◆ **Aim**: Copy the listing verbatim, excluding any images found in it.

◆ **Listed records**:
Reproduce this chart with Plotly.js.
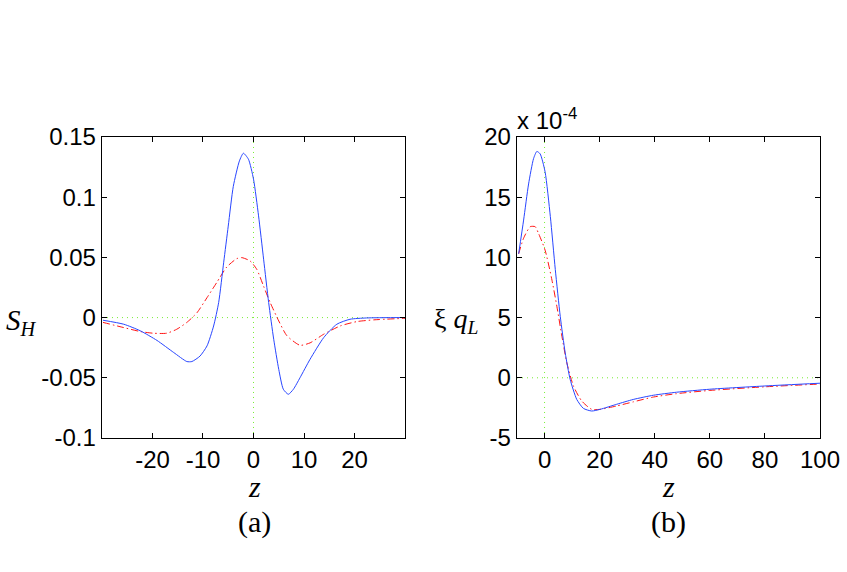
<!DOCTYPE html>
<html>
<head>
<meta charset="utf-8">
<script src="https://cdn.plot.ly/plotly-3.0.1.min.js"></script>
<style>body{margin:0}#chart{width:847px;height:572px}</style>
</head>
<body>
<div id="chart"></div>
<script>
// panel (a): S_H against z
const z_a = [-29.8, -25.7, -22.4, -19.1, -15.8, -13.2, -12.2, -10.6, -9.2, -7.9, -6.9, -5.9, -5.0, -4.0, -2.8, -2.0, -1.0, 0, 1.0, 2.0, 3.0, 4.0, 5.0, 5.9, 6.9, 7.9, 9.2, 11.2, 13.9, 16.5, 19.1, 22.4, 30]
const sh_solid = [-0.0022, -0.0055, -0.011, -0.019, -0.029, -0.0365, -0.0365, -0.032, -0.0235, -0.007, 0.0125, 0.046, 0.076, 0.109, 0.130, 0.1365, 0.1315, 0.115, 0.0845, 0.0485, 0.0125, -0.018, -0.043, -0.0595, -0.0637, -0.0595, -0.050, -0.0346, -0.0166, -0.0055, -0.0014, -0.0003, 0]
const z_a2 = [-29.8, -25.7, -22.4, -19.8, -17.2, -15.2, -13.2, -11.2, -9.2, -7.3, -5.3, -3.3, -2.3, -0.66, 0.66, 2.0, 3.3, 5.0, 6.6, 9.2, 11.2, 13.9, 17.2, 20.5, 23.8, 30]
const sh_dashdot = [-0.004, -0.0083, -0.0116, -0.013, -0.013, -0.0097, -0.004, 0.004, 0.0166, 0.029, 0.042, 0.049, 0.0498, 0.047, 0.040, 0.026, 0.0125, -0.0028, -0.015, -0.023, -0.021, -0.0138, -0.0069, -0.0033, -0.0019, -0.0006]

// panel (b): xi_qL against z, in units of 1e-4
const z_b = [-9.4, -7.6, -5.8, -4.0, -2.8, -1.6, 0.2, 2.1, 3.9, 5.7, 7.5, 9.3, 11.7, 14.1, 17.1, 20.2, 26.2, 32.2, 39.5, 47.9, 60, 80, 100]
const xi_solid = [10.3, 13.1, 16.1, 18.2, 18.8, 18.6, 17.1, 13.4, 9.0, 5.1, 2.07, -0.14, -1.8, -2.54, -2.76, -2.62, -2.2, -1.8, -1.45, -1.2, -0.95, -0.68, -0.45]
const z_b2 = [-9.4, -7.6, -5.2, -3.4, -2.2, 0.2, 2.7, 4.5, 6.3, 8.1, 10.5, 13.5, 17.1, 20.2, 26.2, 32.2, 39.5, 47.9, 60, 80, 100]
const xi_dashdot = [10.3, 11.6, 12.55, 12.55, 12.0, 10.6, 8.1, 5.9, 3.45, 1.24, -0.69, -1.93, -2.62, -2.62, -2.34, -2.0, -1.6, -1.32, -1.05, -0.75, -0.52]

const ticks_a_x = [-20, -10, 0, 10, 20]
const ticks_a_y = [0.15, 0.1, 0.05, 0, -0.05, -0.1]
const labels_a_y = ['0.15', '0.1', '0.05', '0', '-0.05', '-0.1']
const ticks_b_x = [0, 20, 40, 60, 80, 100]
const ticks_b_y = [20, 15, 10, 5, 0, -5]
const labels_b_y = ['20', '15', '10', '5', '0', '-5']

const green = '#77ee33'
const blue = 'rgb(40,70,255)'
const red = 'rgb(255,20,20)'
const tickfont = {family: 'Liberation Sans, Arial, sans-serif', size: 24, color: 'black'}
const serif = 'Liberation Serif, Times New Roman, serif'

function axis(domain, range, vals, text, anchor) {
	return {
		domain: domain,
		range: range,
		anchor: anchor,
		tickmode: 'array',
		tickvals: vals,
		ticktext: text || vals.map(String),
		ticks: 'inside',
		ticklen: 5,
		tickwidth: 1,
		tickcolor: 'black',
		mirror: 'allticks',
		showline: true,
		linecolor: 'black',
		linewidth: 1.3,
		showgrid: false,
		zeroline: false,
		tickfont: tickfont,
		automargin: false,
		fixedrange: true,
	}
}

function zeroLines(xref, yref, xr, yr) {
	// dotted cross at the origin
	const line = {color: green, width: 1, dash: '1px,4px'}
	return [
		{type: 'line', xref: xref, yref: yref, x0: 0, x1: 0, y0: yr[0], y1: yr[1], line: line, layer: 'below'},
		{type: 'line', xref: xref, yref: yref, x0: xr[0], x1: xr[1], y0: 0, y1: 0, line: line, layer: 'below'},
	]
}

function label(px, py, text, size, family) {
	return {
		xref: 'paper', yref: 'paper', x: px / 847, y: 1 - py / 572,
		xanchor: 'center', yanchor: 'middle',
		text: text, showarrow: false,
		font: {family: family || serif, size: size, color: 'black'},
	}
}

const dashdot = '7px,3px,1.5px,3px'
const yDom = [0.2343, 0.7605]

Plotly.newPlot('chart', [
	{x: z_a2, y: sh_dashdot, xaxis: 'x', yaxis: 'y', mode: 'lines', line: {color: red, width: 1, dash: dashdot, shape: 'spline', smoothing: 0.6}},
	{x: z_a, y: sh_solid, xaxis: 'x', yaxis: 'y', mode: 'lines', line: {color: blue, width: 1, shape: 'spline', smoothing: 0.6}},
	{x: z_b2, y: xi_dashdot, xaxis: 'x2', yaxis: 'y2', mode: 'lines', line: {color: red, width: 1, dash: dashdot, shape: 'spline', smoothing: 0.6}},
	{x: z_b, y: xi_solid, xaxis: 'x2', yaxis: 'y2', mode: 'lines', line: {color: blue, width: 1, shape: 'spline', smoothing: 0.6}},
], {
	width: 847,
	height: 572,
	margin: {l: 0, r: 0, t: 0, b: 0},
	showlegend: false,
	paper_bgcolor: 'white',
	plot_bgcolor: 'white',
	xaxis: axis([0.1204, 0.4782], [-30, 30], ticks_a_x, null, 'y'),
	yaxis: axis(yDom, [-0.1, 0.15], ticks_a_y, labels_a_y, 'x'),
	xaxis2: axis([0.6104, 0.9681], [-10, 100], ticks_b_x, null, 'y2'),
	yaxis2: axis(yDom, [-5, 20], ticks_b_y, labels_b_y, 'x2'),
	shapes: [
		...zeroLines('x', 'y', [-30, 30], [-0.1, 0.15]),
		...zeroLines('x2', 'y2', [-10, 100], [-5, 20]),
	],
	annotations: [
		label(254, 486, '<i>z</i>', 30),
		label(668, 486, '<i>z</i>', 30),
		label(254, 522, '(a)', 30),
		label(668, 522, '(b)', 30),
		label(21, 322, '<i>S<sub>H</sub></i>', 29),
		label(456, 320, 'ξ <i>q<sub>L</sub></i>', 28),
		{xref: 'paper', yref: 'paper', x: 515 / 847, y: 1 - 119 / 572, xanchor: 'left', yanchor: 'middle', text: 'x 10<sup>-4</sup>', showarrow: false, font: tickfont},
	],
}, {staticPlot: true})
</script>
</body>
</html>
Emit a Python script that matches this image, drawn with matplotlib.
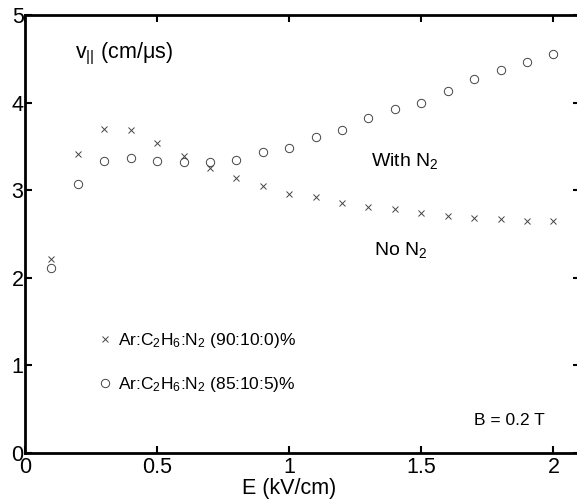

◆ **Response to this exercise**:
Reproduce this chart with Plotly.js.
<!DOCTYPE html>
<html>
<head>
<meta charset="utf-8">
<script src="https://cdn.plot.ly/plotly-3.0.1.min.js"></script>
<style>body{margin:0}#chart{width:847px;height:572px}</style>
</head>
<body>
<div id="chart"></div>
<script>
// panel (a): S_H against z
const z_a = [-29.8, -25.7, -22.4, -19.1, -15.8, -13.2, -12.2, -10.6, -9.2, -7.9, -6.9, -5.9, -5.0, -4.0, -2.8, -2.0, -1.0, 0, 1.0, 2.0, 3.0, 4.0, 5.0, 5.9, 6.9, 7.9, 9.2, 11.2, 13.9, 16.5, 19.1, 22.4, 30]
const sh_solid = [-0.0022, -0.0055, -0.011, -0.019, -0.029, -0.0365, -0.0365, -0.032, -0.0235, -0.007, 0.0125, 0.046, 0.076, 0.109, 0.130, 0.1365, 0.1315, 0.115, 0.0845, 0.0485, 0.0125, -0.018, -0.043, -0.0595, -0.0637, -0.0595, -0.050, -0.0346, -0.0166, -0.0055, -0.0014, -0.0003, 0]
const z_a2 = [-29.8, -25.7, -22.4, -19.8, -17.2, -15.2, -13.2, -11.2, -9.2, -7.3, -5.3, -3.3, -2.3, -0.66, 0.66, 2.0, 3.3, 5.0, 6.6, 9.2, 11.2, 13.9, 17.2, 20.5, 23.8, 30]
const sh_dashdot = [-0.004, -0.0083, -0.0116, -0.013, -0.013, -0.0097, -0.004, 0.004, 0.0166, 0.029, 0.042, 0.049, 0.0498, 0.047, 0.040, 0.026, 0.0125, -0.0028, -0.015, -0.023, -0.021, -0.0138, -0.0069, -0.0033, -0.0019, -0.0006]

// panel (b): xi_qL against z, in units of 1e-4
const z_b = [-9.4, -7.6, -5.8, -4.0, -2.8, -1.6, 0.2, 2.1, 3.9, 5.7, 7.5, 9.3, 11.7, 14.1, 17.1, 20.2, 26.2, 32.2, 39.5, 47.9, 60, 80, 100]
const xi_solid = [10.3, 13.1, 16.1, 18.2, 18.8, 18.6, 17.1, 13.4, 9.0, 5.1, 2.07, -0.14, -1.8, -2.54, -2.76, -2.62, -2.2, -1.8, -1.45, -1.2, -0.95, -0.68, -0.45]
const z_b2 = [-9.4, -7.6, -5.2, -3.4, -2.2, 0.2, 2.7, 4.5, 6.3, 8.1, 10.5, 13.5, 17.1, 20.2, 26.2, 32.2, 39.5, 47.9, 60, 80, 100]
const xi_dashdot = [10.3, 11.6, 12.55, 12.55, 12.0, 10.6, 8.1, 5.9, 3.45, 1.24, -0.69, -1.93, -2.62, -2.62, -2.34, -2.0, -1.6, -1.32, -1.05, -0.75, -0.52]

const ticks_a_x = [-20, -10, 0, 10, 20]
const ticks_a_y = [0.15, 0.1, 0.05, 0, -0.05, -0.1]
const labels_a_y = ['0.15', '0.1', '0.05', '0', '-0.05', '-0.1']
const ticks_b_x = [0, 20, 40, 60, 80, 100]
const ticks_b_y = [20, 15, 10, 5, 0, -5]
const labels_b_y = ['20', '15', '10', '5', '0', '-5']

const green = '#77ee33'
const blue = 'rgb(40,70,255)'
const red = 'rgb(255,20,20)'
const tickfont = {family: 'Liberation Sans, Arial, sans-serif', size: 24, color: 'black'}
const serif = 'Liberation Serif, Times New Roman, serif'

function axis(domain, range, vals, text, anchor) {
	return {
		domain: domain,
		range: range,
		anchor: anchor,
		tickmode: 'array',
		tickvals: vals,
		ticktext: text || vals.map(String),
		ticks: 'inside',
		ticklen: 5,
		tickwidth: 1,
		tickcolor: 'black',
		mirror: 'allticks',
		showline: true,
		linecolor: 'black',
		linewidth: 1.3,
		showgrid: false,
		zeroline: false,
		tickfont: tickfont,
		automargin: false,
		fixedrange: true,
	}
}

function zeroLines(xref, yref, xr, yr) {
	// dotted cross at the origin
	const line = {color: green, width: 1, dash: '1px,4px'}
	return [
		{type: 'line', xref: xref, yref: yref, x0: 0, x1: 0, y0: yr[0], y1: yr[1], line: line, layer: 'below'},
		{type: 'line', xref: xref, yref: yref, x0: xr[0], x1: xr[1], y0: 0, y1: 0, line: line, layer: 'below'},
	]
}

function label(px, py, text, size, family) {
	return {
		xref: 'paper', yref: 'paper', x: px / 847, y: 1 - py / 572,
		xanchor: 'center', yanchor: 'middle',
		text: text, showarrow: false,
		font: {family: family || serif, size: size, color: 'black'},
	}
}

const dashdot = '7px,3px,1.5px,3px'
const yDom = [0.2343, 0.7605]

Plotly.newPlot('chart', [
	{x: z_a2, y: sh_dashdot, xaxis: 'x', yaxis: 'y', mode: 'lines', line: {color: red, width: 1, dash: dashdot, shape: 'spline', smoothing: 0.6}},
	{x: z_a, y: sh_solid, xaxis: 'x', yaxis: 'y', mode: 'lines', line: {color: blue, width: 1, shape: 'spline', smoothing: 0.6}},
	{x: z_b2, y: xi_dashdot, xaxis: 'x2', yaxis: 'y2', mode: 'lines', line: {color: red, width: 1, dash: dashdot, shape: 'spline', smoothing: 0.6}},
	{x: z_b, y: xi_solid, xaxis: 'x2', yaxis: 'y2', mode: 'lines', line: {color: blue, width: 1, shape: 'spline', smoothing: 0.6}},
], {
	width: 847,
	height: 572,
	margin: {l: 0, r: 0, t: 0, b: 0},
	showlegend: false,
	paper_bgcolor: 'white',
	plot_bgcolor: 'white',
	xaxis: axis([0.1204, 0.4782], [-30, 30], ticks_a_x, null, 'y'),
	yaxis: axis(yDom, [-0.1, 0.15], ticks_a_y, labels_a_y, 'x'),
	xaxis2: axis([0.6104, 0.9681], [-10, 100], ticks_b_x, null, 'y2'),
	yaxis2: axis(yDom, [-5, 20], ticks_b_y, labels_b_y, 'x2'),
	shapes: [
		...zeroLines('x', 'y', [-30, 30], [-0.1, 0.15]),
		...zeroLines('x2', 'y2', [-10, 100], [-5, 20]),
	],
	annotations: [
		label(254, 486, '<i>z</i>', 30),
		label(668, 486, '<i>z</i>', 30),
		label(254, 522, '(a)', 30),
		label(668, 522, '(b)', 30),
		label(21, 322, '<i>S<sub>H</sub></i>', 29),
		label(456, 320, 'ξ <i>q<sub>L</sub></i>', 28),
		{xref: 'paper', yref: 'paper', x: 515 / 847, y: 1 - 119 / 572, xanchor: 'left', yanchor: 'middle', text: 'x 10<sup>-4</sup>', showarrow: false, font: tickfont},
	],
}, {staticPlot: true})
</script>
</body>
</html>
Emit a Python script that matches this image, drawn with matplotlib.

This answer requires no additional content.